Blockbuster eyeballs bankruptcy

Blockbuster eyeballs bankruptcyNo spoiler here. Blockbuster, the beleaguered video rental company, is preparing for bankruptcy, and is negotiating an agreement with its bondholders. Trying to structure a deal of $630 million in secured bonds is difficult, but keeping the company afloat for consumers is another grave challenge.

Even though Blockbuster is sinking in $900 million in debt, the company is trying to acquire a $150 million debtor-in-possession loan. This means that Blockbuster wants to continue operating during the upcoming chapter 11 bankruptcy. Debt swaps, license agreements, and selling some oversees operations to increase its current cash holdings of approximately $109.9 million will keep the Blockbuster brand running during difficult times.

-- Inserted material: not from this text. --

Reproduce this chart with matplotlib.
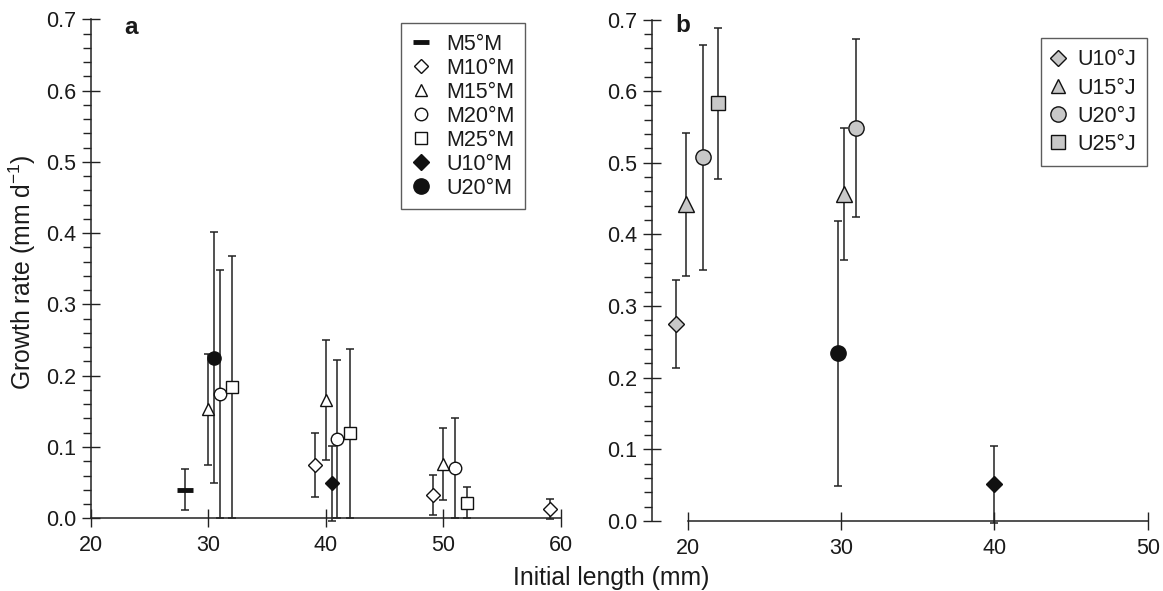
import matplotlib
matplotlib.use("Agg")
import matplotlib.pyplot as plt
from matplotlib.lines import Line2D
from matplotlib.ticker import MultipleLocator, FormatStrFormatter

plt.rcParams['font.family'] = ['Liberation Sans', 'DejaVu Sans']
plt.rcParams['mathtext.fontset'] = 'custom'
plt.rcParams['mathtext.rm'] = 'Liberation Sans'
plt.rcParams['mathtext.it'] = 'Liberation Sans:italic'
plt.rcParams['mathtext.bf'] = 'Liberation Sans:bold'

# ---------------- Panel a data ----------------
m5_x = [28.0]
m5_y = [0.040]
m5_e = [0.029]

m10_x = [39.1, 49.1, 59.1]
m10_y = [0.075, 0.033, 0.013]
m10_e = [0.045, 0.028, 0.014]

m15_x = [30.0, 40.0, 50.0]
m15_y = [0.153, 0.166, 0.076]
m15_e = [0.078, 0.084, 0.051]

m20_x = [31.0, 41.0, 51.0]
m20_y = [0.174, 0.111, 0.070]
m20_e = [0.174, 0.111, 0.070]

m25_x = [32.0, 42.1, 52.0]
m25_y = [0.184, 0.119, 0.022]
m25_e = [0.184, 0.119, 0.022]

u10m_a_x = [40.5]
u10m_a_y = [0.049]
u10m_a_e = [0.053]

u20m_a_x = [30.5]
u20m_a_y = [0.225]
u20m_a_e = [0.176]

# ---------------- Panel b data ----------------
u10j_x = [19.25]
u10j_y = [0.275]
u10j_e = [0.062]

u15j_x = [19.9, 30.2]
u15j_y = [0.442, 0.456]
u15j_e = [0.100, 0.092]

u20j_x = [21.0, 31.0]
u20j_y = [0.508, 0.549]
u20j_e = [0.157, 0.124]

u25j_x = [22.0]
u25j_y = [0.583]
u25j_e = [0.105]

u20m_b_x = [29.8]
u20m_b_y = [0.234]
u20m_b_e = [0.185]

u10m_b_x = [40.0]
u10m_b_y = [0.051]
u10m_b_e = [0.054]

yticks = [0.0, 0.1, 0.2, 0.3, 0.4, 0.5, 0.6, 0.7]
xticks_a = [20, 30, 40, 50, 60]
xticks_b = [20, 30, 40, 50]

legend_a = ['M5°M', 'M10°M', 'M15°M', 'M20°M', 'M25°M', 'U10°M', 'U20°M']
legend_b = ['U10°J', 'U15°J', 'U20°J', 'U25°J']

LC = '#222222'
BLK = '#111111'
GRY = '#c8c8c8'
TXT = '#1a1a1a'
W, H = 1163, 591
TICK_FS = 15.5
LEG_FS = 15.5
LAB_FS = 17.8

fig = plt.figure(figsize=(W / 100, H / 100), dpi=100)

ax1 = fig.add_axes([91 / W, (H - 518.3) / H, (560.5 - 91) / W, (518.3 - 19.3) / H])
ax2 = fig.add_axes([652 / W, (H - 521) / H, (1147.7 - 652) / W, (521 - 19.5) / H])


def series(ax, x, y, e, marker, face, ms, mew=1.0):
    ax.errorbar(x, y, yerr=e, fmt='none', ecolor=LC, elinewidth=1.1,
                capsize=2.6, capthick=1.1, zorder=2, clip_on=False)
    ax.plot(x, y, linestyle='none', marker=marker, markerfacecolor=face,
            markeredgecolor=BLK, markersize=ms, markeredgewidth=mew,
            zorder=3, clip_on=False)


# panel a
series(ax1, m5_x, m5_y, m5_e, '_', BLK, 11, 3.5)
series(ax1, m10_x, m10_y, m10_e, 'D', 'white', 7.5)
series(ax1, m15_x, m15_y, m15_e, '^', 'white', 9)
series(ax1, m20_x, m20_y, m20_e, 'o', 'white', 9)
series(ax1, m25_x, m25_y, m25_e, 's', 'white', 9)
series(ax1, u10m_a_x, u10m_a_y, u10m_a_e, 'D', BLK, 7.5)
series(ax1, u20m_a_x, u20m_a_y, u20m_a_e, 'o', BLK, 9.5)

# panel b
series(ax2, u10j_x, u10j_y, u10j_e, 'D', GRY, 8.5)
series(ax2, u15j_x, u15j_y, u15j_e, '^', GRY, 11)
series(ax2, u20j_x, u20j_y, u20j_e, 'o', GRY, 11)
series(ax2, u25j_x, u25j_y, u25j_e, 's', GRY, 10)
series(ax2, u20m_b_x, u20m_b_y, u20m_b_e, 'o', BLK, 11)
series(ax2, u10m_b_x, u10m_b_y, u10m_b_e, 'D', BLK, 8.5)

for ax, xt, xlim in ((ax1, xticks_a, (20, 60)), (ax2, xticks_b, (17.67, 50))):
    ax.set_xlim(*xlim)
    ax.set_ylim(0, 0.7)
    ax.set_xticks(xt)
    ax.set_yticks(yticks)
    ax.yaxis.set_minor_locator(MultipleLocator(0.02))
    ax.yaxis.set_major_formatter(FormatStrFormatter('%.1f'))
    for s in ('top', 'right'):
        ax.spines[s].set_visible(False)
    for s in ('left', 'bottom'):
        ax.spines[s].set_linewidth(1.1)
        ax.spines[s].set_color(LC)
    ax.spines['bottom'].set_bounds(xt[0], xt[-1])
    ax.spines['left'].set_bounds(0, 0.7)
    ax.tick_params(axis='y', which='major', direction='inout', length=13,
                   width=1.0, color=LC, labelsize=TICK_FS, pad=4.0, labelcolor=TXT)
    ax.tick_params(axis='y', which='minor', direction='out', length=5.8,
                   width=1.0, color=LC)
    ax.tick_params(axis='x', which='major', direction='inout', length=12.5,
                   width=1.0, color=LC, labelsize=TICK_FS, pad=6.0, labelcolor=TXT)
    ax.patch.set_alpha(0)


# legends
def mk(marker, face, ms, mew=1.0):
    return Line2D([], [], linestyle='none', marker=marker, markerfacecolor=face,
                  markeredgecolor=BLK, markersize=ms, markeredgewidth=mew)


ha = [mk('_', BLK, 11, 3.5), mk('D', 'white', 7), mk('^', 'white', 8),
      mk('o', 'white', 9), mk('s', 'white', 9), mk('D', BLK, 8), mk('o', BLK, 11)]
leg1 = ax1.legend(ha, legend_a, loc='upper left',
                  bbox_to_anchor=(401 / W, 1 - 23.3 / H), bbox_transform=fig.transFigure,
                  borderaxespad=0, frameon=True, fancybox=False, fontsize=LEG_FS,
                  labelspacing=0.14, handlelength=0.93, handletextpad=0.71,
                  borderpad=0.48)
leg1.get_frame().set_edgecolor('#333333')
leg1.get_frame().set_linewidth(1.0)
for t in leg1.get_texts():
    t.set_color(TXT)

hb = [mk('D', GRY, 8.5), mk('^', GRY, 10.5), mk('o', GRY, 11), mk('s', GRY, 10)]
leg2 = ax2.legend(hb, legend_b, loc='upper left',
                  bbox_to_anchor=(1041 / W, 1 - 38.3 / H), bbox_transform=fig.transFigure,
                  borderaxespad=0, frameon=True, fancybox=False, fontsize=LEG_FS,
                  labelspacing=0.33, handlelength=0.5, handletextpad=0.65,
                  borderpad=0.52)
leg2.get_frame().set_edgecolor('#333333')
leg2.get_frame().set_linewidth(1.0)
for t in leg2.get_texts():
    t.set_color(TXT)

# panel labels
fig.text(131 / W, 1 - 27 / H, 'a', fontsize=17.5, fontweight='bold',
         ha='center', va='center', color=TXT)
fig.text(683 / W, 1 - 25 / H, 'b', fontsize=17.5, fontweight='bold',
         ha='center', va='center', color=TXT)

# axis labels
fig.text(611 / W, 1 - 585 / H, 'Initial length (mm)', fontsize=LAB_FS,
         ha='center', va='baseline', color=TXT)
fig.text(22 / W, 1 - 272 / H, r'Growth rate (mm d$^{-1}$)', fontsize=LAB_FS,
         ha='center', va='center', rotation=90, color=TXT)

fig.savefig('out.png', dpi=100)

Expect more store closings as Blockbuster cuts cost and identifies unprofitable operations. Its online service will continue, allowing customers to rent as usual. Chapter 11 bankruptcy provides a rebound for cash-strapped companies. The question is if Blockbuster will come back strong with a winning strategy to beat out competition. Don't sit at the edge of your seat, however. With the widespread changes in how movies and video are distributed, the old model of a brick-and mortar video rental store may simply be gone with the wind.